Moana has always had it pretty good, as far as Disney princesses go. No one’s trying to marry her off against her will or keep her confined to a castle. She instead has spent her life preparing to inherit a leadership role on her island home of Motunui, where everyone seems to love her as much as her parents do. And when she’s torn between taking charge of her people and pursuing her calling of becoming a wayfinder and restoring their lost tradition of ocean voyaging, well, it turns out she can just do both! Even the villain she faces in the 2016 film, the lava monster Te Kā, isn’t a foe to be vanquished but a wounded goddess needed to be seen for what she truly is and healed. Moana wasn’t exactly long on conflict, but that finale, in which Moana gives the living island of Te Fiti back her heart, was lovely enough that it didn’t really matter, and the songs, which Lin-Manuel Miranda wrote with Opetaia Foa’i and Mark Mancina, were good, sometimes even great. Moana 2, on the other hand, has a soundtrack composed by the Unofficial Bridgerton Musical team of Abigail Barlow and Emily Bear, and it’s so devoid of bangers or any remotely memorable tunes that there’s nothing to distract you from the movie’s lack of clear stakes, or meaningful drama, or antagonists with any personality.

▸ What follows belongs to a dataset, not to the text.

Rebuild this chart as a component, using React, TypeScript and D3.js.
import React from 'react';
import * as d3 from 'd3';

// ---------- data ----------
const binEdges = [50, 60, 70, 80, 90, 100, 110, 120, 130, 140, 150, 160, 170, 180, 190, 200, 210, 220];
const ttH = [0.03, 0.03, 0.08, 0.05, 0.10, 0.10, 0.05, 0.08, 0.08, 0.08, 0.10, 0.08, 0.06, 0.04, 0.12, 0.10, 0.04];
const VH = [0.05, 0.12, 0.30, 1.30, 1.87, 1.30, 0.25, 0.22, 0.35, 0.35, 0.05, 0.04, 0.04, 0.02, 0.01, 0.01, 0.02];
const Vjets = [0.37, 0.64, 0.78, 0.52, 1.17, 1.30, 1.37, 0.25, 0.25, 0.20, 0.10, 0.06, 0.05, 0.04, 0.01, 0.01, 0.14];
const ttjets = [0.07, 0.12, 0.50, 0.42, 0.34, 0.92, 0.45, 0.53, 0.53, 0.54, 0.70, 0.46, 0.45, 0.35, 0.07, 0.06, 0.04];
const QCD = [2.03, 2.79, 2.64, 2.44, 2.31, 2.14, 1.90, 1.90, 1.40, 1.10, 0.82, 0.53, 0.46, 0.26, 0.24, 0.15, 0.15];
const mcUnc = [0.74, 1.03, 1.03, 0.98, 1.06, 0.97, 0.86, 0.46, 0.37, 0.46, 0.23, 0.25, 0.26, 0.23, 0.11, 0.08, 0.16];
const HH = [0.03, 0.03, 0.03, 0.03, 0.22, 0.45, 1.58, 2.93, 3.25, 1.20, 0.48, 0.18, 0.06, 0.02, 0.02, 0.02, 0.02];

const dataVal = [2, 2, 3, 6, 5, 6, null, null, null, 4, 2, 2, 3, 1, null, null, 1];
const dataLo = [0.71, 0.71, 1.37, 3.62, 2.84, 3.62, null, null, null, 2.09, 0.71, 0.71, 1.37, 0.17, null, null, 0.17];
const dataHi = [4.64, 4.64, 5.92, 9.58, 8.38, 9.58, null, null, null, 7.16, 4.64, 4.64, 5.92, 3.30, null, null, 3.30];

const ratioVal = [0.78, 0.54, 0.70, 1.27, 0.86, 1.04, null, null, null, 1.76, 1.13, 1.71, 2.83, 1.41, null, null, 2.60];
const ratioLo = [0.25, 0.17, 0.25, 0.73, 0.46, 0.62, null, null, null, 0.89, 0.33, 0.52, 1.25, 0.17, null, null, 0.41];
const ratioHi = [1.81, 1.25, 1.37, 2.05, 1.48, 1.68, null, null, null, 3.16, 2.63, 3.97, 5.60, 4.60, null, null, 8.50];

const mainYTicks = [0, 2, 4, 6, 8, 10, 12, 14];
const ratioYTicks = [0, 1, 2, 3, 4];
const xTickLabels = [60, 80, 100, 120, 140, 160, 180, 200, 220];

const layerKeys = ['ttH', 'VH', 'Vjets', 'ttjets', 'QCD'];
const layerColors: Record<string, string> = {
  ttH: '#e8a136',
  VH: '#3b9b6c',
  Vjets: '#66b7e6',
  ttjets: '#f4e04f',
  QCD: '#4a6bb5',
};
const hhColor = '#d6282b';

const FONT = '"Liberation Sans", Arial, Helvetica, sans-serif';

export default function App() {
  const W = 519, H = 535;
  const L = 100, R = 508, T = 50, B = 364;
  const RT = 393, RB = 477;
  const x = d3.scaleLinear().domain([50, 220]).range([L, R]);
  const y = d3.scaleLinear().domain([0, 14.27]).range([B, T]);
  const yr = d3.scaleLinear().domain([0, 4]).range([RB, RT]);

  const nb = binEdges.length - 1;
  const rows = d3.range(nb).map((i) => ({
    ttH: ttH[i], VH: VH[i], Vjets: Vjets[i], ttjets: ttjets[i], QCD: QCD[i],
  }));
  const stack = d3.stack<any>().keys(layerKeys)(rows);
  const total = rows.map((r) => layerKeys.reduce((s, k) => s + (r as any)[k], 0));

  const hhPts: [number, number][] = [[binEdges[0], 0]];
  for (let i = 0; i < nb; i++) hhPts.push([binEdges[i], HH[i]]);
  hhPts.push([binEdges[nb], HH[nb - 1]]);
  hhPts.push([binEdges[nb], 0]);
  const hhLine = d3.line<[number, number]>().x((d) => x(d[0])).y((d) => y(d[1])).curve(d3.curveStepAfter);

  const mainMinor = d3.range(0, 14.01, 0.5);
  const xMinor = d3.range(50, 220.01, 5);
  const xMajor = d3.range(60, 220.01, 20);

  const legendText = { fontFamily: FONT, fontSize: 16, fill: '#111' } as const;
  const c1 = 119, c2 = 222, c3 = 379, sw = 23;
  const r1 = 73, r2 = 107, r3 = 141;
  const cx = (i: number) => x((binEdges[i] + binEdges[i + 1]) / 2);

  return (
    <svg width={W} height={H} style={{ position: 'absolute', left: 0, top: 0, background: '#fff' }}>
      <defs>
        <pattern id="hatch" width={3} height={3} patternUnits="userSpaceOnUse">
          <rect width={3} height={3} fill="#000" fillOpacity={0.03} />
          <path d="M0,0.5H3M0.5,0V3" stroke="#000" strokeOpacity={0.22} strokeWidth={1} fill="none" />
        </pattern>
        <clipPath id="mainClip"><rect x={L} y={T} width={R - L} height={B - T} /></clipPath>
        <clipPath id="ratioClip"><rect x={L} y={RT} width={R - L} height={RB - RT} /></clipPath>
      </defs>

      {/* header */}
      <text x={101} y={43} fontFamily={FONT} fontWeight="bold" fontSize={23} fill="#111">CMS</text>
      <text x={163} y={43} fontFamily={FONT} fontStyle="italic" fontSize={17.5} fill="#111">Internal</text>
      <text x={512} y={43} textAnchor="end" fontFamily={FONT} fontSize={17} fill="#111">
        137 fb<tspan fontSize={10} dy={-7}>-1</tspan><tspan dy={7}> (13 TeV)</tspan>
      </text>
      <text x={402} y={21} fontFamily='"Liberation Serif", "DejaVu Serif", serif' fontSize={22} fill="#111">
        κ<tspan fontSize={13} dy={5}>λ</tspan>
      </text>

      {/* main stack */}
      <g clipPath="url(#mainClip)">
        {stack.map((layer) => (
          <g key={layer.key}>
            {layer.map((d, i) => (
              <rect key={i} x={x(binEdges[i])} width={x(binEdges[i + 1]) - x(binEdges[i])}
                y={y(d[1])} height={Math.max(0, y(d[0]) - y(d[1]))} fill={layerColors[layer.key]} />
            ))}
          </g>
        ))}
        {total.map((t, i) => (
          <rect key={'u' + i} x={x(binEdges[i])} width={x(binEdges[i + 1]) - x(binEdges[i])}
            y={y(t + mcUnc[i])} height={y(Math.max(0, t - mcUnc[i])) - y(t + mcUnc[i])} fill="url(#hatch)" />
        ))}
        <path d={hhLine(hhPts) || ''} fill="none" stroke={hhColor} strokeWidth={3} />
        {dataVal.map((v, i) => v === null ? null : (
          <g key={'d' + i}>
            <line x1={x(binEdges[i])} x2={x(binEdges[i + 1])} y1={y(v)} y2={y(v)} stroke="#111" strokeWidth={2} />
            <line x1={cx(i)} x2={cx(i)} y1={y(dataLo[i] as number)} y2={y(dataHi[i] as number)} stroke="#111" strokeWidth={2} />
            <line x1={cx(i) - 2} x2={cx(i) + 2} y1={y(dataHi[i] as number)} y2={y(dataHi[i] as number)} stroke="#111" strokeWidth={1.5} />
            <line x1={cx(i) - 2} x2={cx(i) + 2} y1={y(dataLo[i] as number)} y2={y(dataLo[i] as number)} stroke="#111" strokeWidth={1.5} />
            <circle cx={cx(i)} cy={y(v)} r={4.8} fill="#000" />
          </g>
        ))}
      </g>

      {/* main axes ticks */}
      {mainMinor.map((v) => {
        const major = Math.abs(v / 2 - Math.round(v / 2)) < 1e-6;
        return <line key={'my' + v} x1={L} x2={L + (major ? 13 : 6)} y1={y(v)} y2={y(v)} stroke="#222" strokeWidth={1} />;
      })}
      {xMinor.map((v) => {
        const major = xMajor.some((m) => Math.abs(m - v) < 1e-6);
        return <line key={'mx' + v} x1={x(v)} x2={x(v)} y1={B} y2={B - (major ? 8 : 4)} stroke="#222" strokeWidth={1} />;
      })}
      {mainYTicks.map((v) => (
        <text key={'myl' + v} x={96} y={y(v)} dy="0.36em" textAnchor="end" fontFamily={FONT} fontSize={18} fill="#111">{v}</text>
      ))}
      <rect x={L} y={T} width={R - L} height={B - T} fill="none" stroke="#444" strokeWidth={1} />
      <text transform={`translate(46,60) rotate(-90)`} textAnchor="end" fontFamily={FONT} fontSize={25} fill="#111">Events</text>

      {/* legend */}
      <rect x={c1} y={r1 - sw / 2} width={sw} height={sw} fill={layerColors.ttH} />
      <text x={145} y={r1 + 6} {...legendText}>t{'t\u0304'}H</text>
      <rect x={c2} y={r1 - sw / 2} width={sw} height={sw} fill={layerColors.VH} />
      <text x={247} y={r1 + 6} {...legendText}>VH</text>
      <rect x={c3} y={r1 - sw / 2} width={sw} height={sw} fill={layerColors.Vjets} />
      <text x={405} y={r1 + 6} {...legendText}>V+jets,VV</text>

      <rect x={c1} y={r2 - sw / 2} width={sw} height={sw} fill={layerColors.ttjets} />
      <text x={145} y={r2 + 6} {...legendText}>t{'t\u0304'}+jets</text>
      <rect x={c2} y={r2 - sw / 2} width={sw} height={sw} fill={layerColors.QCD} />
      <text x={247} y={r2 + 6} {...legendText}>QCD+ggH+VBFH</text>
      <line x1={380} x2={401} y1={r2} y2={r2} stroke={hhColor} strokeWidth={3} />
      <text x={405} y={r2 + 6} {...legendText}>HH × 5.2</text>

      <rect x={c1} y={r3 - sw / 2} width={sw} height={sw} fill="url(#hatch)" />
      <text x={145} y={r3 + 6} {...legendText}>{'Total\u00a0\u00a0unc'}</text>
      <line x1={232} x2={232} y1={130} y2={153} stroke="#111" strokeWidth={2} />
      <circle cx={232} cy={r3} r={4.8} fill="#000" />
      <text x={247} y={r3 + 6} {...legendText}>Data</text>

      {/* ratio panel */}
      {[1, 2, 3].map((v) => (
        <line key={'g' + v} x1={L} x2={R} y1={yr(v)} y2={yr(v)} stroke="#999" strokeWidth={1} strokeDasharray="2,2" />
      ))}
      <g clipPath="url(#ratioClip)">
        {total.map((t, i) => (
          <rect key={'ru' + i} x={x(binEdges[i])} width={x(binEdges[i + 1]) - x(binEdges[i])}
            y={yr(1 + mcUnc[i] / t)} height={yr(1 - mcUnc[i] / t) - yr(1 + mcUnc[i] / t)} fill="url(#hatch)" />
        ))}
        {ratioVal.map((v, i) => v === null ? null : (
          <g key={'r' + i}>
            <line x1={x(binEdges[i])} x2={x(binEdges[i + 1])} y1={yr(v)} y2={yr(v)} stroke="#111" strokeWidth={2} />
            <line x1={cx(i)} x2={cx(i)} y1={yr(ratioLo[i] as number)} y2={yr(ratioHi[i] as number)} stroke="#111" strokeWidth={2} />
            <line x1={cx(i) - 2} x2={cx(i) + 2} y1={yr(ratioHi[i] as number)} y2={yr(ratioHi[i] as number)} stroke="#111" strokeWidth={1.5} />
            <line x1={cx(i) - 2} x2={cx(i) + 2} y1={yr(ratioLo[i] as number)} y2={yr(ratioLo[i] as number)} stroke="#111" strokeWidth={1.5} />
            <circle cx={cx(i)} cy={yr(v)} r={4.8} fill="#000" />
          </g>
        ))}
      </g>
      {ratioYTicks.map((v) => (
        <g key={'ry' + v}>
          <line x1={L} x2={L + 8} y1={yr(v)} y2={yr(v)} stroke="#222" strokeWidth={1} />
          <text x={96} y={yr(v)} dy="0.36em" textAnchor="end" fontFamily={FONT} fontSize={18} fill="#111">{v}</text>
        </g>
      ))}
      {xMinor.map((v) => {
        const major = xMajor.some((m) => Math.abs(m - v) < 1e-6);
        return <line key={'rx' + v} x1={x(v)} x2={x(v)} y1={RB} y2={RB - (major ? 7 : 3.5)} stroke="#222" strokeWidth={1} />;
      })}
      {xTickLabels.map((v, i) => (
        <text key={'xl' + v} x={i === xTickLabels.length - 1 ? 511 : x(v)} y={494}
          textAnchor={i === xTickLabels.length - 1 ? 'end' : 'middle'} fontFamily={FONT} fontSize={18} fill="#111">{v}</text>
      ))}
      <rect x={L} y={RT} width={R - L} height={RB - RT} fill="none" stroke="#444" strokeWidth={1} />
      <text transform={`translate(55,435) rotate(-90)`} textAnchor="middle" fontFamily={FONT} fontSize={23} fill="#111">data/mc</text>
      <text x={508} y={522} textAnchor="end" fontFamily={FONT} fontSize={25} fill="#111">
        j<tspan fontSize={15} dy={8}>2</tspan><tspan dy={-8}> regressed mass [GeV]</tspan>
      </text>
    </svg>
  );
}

Seriously, what’s a girl got to do to get some good old-fashioned conflict around here? This is something of a recent Disney Animation issue. After a long, fraught history of villains that were more exciting, more colorful, and invariably more queer-coded than the heroes, the entertainment giant has in recent years banked away from having clear-cut bad guys at all, opting instead for its characters to face down systemic problems, their own insecurities, or adversaries who are really just misunderstood. There’s nothing inherently wrong with this squishier approach to creating tension, but in the case of Moana 2, which was directed by David Derrick Jr., Jason Hand, and Dana Ledoux Miller, the result is just boring. Whenever Moana, voiced once again by Auliʻi Cravalho, encounters an obstacle, whoever’s in her way turns out to be an ally in waiting, placated with an inspirational song, or both. The film is a series of stops in which this pattern repeats until we get to the end, when there’s an actual baddie, a storm god named Nalo who’s hidden away the key navigational island of Motufetū to keep the various Pacific Island communities apart for reasons all his own. It’d be great to hear them, but until a mid-credits scene, Nalo is literally just a bunch of baleful clouds and purple lightning.

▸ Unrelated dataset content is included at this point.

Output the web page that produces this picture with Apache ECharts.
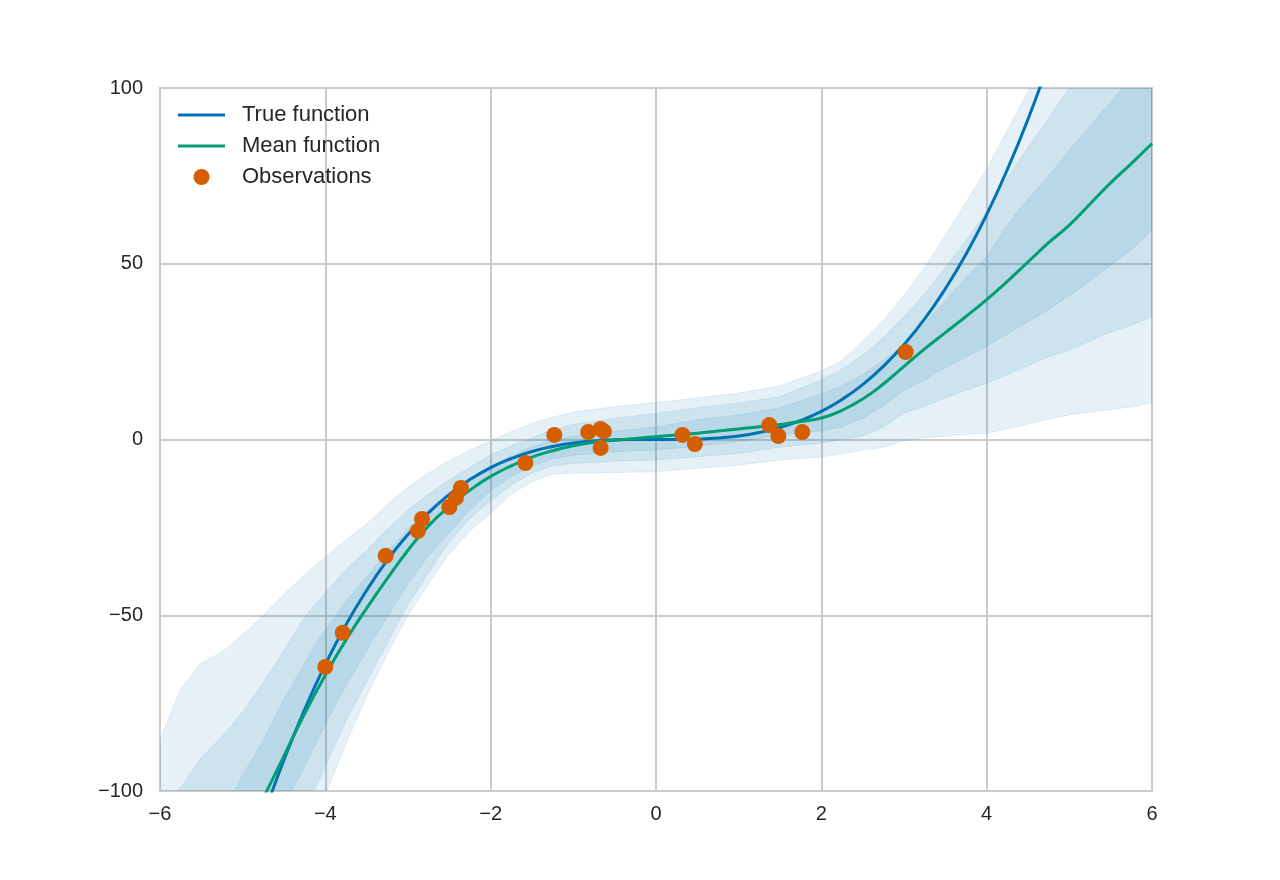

Moana 2 started off as a Disney+ series, until the powers that be realized that trading enormous box-office returns for theoretical streaming growth was ridiculous and reworked the project into a theatrical release. You can still spot traces of those beginnings in its structure, which is part of why it feels so awkward. It would probably make more sense for the sultry bat-woman Matangi (Awhimai Fraser) to go from keeping demi-god Maui (Dwayne Johnson) prisoner to helping Moana out if it happened over the course of an episode. Instead, it happens over a song, leaving that character’s whole deal deeply confusing. A lot of things are confusing and maybe would be less so if they were developments that once had longer ramp-ups. It is, for instance, never really clear why, after a song establishing that the island of Motunui is thriving and growing, that it then becomes very pressing for Moana to reconnect the community to others out there, lest it face extinction. But off she goes, with animal sidekicks Heihei the rooster and Pua the pig, as well as a new human crew that includes shipbuilding Loto (Rose Matafeo), farmer Kele (David Fane), and folklorist and Maui fanboy Moni (Hualālai Chung).

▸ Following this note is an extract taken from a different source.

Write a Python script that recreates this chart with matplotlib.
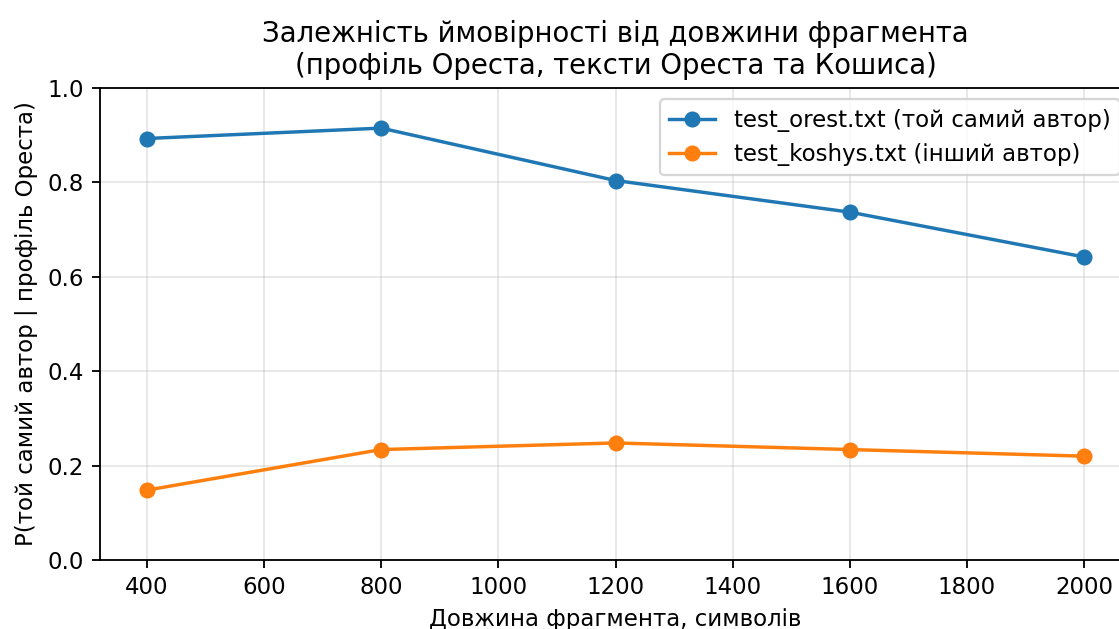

Moana 2 looks pretty, at least, with the azure-blue waterscapes of the anthropomorphized ocean stretching out to the horizon. But it doesn’t feel like a true sequel so much as it feels like a souped-up version of one of the direct-to-video affairs that Disney used to pump out for all of its big releases. Cravalho may be back, and the Rock may be back, and while the David Bowie–esque coconut crab isn’t back, there is a giant non-singing clam with lots of eyes and tentacles that the characters have to navigate their way through. But the whole enterprise has an also-ran feel to it, like it’s just going through the motions, running through the same beats with slightly different and, in the case of the wretched Rock song that involves a chorus of “Come on-a / Moana,” decidedly weaker material. It won’t matter — Moana 2 is shaping up to be a sizable hit, because, wonder of wonders, it turns out that people like taking their kids to the movies. A real movie would give its protagonist something to continue to wrestle with as she learns and grows, but Moana 2 isn’t a real movie. It’s an extension of time-tested IP, a savvy play from a media giant that may struggle mightily when it comes to new original material but has always known how to continue capitalizing on its hits.